The title, Hsing, refers to the five elements integral to the practice of feng shui. Water, wood, fire, earth, and metal are the physical elements in nature believed by the ancient Chinese to demonstrate the ways chi moves in the universe. One of the ways these elements interact with one another is known as the ‘productive cycle.’ In this cycle of change, the energy phase of each element transmutes into the next element in the cycle. For instance, water falls and flows, nourishing wood; wood expands as it dries, feeding fire; fire rises, producing earth in the form of ashes; earth revolves, giving rise to metal in underground minerals; metal contracts, holding and condensing water on its cold surface. The music reflects this cycle in manifold ways. In fact, the form of Hsing itself is cyclical. The ‘personal element’ of the harpist, determined by the performer’s date of birth (according to the philosophy of feng shui, everyone is ruled by one of the five elements), will indicate where, in the cycle, the piece begins.

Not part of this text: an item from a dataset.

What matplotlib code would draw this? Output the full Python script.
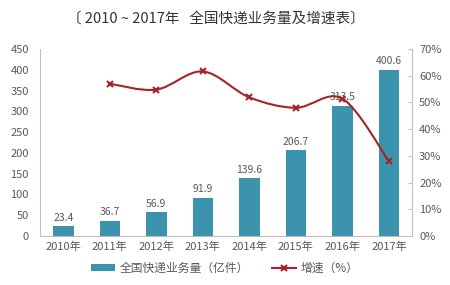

The realization of the of twenty-one ‘wild cards’ embedded into the score, with their exact placement pre-determined by the Lo Shu, or ‘magic square,’ imbues each performance of Hsing with a more extreme level of unpredictability. Just as the Lo Shu unlocks the time dimension for feng shui, the deployment of wild cards in Hsing allows for multiple time dimensions during each performance---for instance, time experienced during the performance of the music itself, as opposed to a different perception of time during the ‘actions’ indicated by the wild cards. Wild card instructions range from “Invite an audience member to play a short duet with you,” to “Take your metal tuning key or slide and attempt to play two phrases from a
familiar tune on one string.”
Hsing was first performed by Ann Yeung at the Geneva World Harp Congress, in a shortened version. Alison Bjorkedal gave the world premiere on a Southwest Chamber Music concert in Pasadena, California, on January 29, 2011. The duration is about thirty minutes. I am grateful to insightful and inspiring director Rafael Lopez-Barrantes, who provided guidance for the conceptual, visual, and movement aspects of Hsing for this performance, and his suggestions are now provided in the score.